Y en lo que se refiere a la experimentación con animales (no sólo chimpancés, sino también muchos otros, como los perros que, dicho sea de paso, en ocasiones también han salvado a seres humanos del ataque de otros perros. No es algo que sólo haya hecho el chimpancé Viejo, rescatando a su cuidador del ataque de tres hembras), en cuanto a la experimentación (digo), me permitiré un simple argumento ad hominem: si Goodall, Dawkins o Mosterín, pongamos por caso, me dicen que serían capaces de dejar morir a un hijo de cáncer o de SIDA antes de autorizar que se haga con un chimpancé un experimento (rigurosamente controlado, con el mínimo sufrimiento para el simio y con ciertas probabilidades de éxito, desde luego), o de permitir que se extraiga un órgano de un animal ( aún provocando su muerte) para efectuar un trasplante a su hijo moribundo; si me dicen que serían capaces de ello, les respondería dos cosas: una, que no me lo creo (se puede decir y escribir cualquier cosa: la palabra y el papel lo aguantan todo); y dos, que si realmente lo hacen, entonces el mismo proceso mediante el cual han convertido en demasiado humano al animal, ha acabado por volverlos a ellos demasiado inhumanos.
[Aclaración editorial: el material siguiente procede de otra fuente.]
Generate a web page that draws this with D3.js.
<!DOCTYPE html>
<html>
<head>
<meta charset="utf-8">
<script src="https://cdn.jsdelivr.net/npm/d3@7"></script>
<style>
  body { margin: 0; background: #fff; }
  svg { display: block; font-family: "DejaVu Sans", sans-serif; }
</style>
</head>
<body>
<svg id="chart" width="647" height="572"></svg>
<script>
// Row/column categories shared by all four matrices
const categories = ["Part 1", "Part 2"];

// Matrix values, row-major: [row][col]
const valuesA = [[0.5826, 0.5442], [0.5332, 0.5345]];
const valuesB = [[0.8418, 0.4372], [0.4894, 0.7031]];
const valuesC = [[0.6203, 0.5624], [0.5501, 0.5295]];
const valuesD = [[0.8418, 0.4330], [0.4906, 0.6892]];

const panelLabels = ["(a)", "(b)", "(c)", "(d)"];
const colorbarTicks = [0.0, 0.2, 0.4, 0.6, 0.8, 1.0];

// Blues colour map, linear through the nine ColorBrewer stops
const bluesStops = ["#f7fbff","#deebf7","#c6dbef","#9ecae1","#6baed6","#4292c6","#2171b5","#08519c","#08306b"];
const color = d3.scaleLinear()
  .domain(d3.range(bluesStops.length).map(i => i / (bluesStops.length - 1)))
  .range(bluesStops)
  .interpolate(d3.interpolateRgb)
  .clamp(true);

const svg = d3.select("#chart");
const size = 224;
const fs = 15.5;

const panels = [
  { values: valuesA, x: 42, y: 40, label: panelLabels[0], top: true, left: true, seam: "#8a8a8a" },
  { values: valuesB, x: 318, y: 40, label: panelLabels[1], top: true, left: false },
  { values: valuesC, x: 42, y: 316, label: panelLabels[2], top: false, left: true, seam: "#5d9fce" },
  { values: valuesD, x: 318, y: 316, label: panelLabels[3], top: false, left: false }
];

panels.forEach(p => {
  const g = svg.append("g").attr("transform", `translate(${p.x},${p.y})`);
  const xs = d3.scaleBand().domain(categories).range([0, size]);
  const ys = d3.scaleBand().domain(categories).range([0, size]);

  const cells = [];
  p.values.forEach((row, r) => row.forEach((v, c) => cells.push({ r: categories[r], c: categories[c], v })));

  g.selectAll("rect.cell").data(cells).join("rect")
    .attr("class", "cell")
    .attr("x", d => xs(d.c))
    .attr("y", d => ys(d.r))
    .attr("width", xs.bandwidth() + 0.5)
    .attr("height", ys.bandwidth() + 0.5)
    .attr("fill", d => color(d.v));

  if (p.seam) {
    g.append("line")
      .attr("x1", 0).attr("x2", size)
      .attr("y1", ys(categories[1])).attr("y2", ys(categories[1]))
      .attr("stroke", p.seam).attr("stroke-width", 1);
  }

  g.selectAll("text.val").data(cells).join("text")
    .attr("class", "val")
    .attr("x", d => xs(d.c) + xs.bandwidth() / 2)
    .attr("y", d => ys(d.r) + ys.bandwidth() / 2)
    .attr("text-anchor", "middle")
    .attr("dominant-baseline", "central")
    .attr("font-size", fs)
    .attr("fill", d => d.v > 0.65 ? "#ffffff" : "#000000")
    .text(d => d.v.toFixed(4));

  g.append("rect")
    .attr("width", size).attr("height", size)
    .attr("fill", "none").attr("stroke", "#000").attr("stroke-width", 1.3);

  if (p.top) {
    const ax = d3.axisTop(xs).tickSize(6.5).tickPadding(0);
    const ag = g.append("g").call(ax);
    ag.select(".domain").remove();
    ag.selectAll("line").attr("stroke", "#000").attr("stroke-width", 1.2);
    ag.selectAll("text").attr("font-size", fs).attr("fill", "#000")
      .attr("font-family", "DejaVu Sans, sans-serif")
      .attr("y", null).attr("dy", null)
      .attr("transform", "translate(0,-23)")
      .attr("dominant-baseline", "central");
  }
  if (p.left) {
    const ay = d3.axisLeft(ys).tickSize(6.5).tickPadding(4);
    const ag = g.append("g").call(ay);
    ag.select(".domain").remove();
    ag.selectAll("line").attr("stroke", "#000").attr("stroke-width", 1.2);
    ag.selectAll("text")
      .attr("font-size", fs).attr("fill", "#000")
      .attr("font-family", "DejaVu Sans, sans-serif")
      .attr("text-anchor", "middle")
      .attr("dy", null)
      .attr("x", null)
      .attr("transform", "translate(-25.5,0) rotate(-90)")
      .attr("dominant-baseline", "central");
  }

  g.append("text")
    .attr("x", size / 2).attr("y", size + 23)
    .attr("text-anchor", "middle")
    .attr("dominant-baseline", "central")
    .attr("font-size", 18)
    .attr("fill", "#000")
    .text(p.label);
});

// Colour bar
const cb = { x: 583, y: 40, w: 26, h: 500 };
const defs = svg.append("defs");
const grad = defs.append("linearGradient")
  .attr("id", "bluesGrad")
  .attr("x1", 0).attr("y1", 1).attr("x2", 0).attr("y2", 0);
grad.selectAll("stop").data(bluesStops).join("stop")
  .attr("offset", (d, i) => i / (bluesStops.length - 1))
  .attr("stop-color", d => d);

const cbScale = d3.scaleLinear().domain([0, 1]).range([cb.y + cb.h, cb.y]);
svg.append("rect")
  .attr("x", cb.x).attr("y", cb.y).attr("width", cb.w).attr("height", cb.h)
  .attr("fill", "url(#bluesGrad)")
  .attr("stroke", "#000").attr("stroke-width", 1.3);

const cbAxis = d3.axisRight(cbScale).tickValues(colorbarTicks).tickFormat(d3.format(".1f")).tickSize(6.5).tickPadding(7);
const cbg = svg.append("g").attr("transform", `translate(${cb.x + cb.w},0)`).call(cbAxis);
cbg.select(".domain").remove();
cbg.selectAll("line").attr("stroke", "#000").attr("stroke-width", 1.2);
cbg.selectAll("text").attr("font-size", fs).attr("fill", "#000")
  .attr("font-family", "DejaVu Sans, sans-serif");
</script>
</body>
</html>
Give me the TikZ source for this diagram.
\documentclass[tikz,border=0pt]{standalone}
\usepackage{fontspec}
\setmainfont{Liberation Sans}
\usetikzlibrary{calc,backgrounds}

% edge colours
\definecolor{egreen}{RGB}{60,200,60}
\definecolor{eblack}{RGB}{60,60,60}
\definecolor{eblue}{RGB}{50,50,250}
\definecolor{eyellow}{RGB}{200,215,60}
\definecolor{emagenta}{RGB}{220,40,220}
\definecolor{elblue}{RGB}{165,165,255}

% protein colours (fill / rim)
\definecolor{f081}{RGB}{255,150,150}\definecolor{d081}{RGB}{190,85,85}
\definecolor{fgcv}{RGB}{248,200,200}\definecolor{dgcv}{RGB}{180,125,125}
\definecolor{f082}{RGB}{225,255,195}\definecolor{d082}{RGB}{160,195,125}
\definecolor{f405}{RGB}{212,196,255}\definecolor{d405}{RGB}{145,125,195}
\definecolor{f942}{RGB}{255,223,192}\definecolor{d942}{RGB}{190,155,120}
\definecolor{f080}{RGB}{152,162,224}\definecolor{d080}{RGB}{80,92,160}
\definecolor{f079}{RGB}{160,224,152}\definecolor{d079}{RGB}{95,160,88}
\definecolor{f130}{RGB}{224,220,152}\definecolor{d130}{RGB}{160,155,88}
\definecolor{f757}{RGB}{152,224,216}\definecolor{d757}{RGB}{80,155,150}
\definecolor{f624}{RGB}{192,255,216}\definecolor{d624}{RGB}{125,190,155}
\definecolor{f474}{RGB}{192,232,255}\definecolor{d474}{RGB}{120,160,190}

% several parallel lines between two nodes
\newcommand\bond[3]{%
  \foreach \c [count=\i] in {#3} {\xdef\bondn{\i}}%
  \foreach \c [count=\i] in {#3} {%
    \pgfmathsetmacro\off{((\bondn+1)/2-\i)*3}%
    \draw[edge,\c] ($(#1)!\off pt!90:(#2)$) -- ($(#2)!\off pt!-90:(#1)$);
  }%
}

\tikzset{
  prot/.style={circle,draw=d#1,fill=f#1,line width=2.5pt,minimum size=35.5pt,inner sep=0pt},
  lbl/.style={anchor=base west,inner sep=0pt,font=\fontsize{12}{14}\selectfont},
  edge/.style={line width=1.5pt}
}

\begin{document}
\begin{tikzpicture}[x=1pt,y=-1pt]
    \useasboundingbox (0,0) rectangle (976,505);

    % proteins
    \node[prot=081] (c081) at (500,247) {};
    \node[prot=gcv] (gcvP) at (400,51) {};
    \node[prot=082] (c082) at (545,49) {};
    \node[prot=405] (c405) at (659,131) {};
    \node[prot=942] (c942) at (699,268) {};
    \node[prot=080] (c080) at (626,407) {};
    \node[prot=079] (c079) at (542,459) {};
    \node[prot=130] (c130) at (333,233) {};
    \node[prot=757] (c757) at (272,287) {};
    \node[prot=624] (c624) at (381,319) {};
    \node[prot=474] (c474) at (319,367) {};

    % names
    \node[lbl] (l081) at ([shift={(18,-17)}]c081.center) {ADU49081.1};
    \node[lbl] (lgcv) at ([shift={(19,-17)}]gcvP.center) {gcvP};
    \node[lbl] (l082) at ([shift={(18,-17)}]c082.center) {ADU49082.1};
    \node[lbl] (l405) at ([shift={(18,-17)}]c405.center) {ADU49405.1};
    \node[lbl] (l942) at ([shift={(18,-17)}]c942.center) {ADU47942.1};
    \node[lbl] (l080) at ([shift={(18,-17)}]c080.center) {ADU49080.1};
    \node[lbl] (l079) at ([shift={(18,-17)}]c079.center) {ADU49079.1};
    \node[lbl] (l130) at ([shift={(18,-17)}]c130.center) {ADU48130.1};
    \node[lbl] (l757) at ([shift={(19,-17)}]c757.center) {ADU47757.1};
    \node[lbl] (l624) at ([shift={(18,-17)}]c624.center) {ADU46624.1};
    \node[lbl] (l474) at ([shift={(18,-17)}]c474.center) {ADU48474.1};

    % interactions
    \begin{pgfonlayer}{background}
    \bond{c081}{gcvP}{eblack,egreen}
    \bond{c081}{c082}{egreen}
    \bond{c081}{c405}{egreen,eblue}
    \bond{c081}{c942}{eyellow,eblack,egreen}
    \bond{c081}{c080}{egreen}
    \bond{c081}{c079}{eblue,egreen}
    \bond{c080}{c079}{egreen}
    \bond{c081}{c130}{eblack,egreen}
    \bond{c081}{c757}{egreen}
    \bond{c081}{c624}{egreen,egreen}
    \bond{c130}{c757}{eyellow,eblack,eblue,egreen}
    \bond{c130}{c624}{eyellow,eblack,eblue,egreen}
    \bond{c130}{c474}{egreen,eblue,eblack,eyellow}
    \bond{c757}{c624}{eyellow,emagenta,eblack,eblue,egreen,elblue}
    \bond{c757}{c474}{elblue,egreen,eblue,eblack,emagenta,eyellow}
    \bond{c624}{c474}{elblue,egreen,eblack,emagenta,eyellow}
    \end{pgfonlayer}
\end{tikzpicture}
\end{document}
Este artículo fue solicitado al autor por El Comercio, de Gijón; y, en efecto, en tal periódico se publicó, con fecha de 24 de octubre de 2003, una especie de versión abreviada del artículo original (que aquí se reproduce). Por razones desconocidas (es de suponer que por considerarlo excesivamente amplio), alguien se sintió suficientemente competente para cortar por donde estimó oportuno (no siempre por las «junturas naturales»); y, ya puestos, decidió también cambiarle el título. Todo ello, claro está, sin considerar necesario consultar al autor.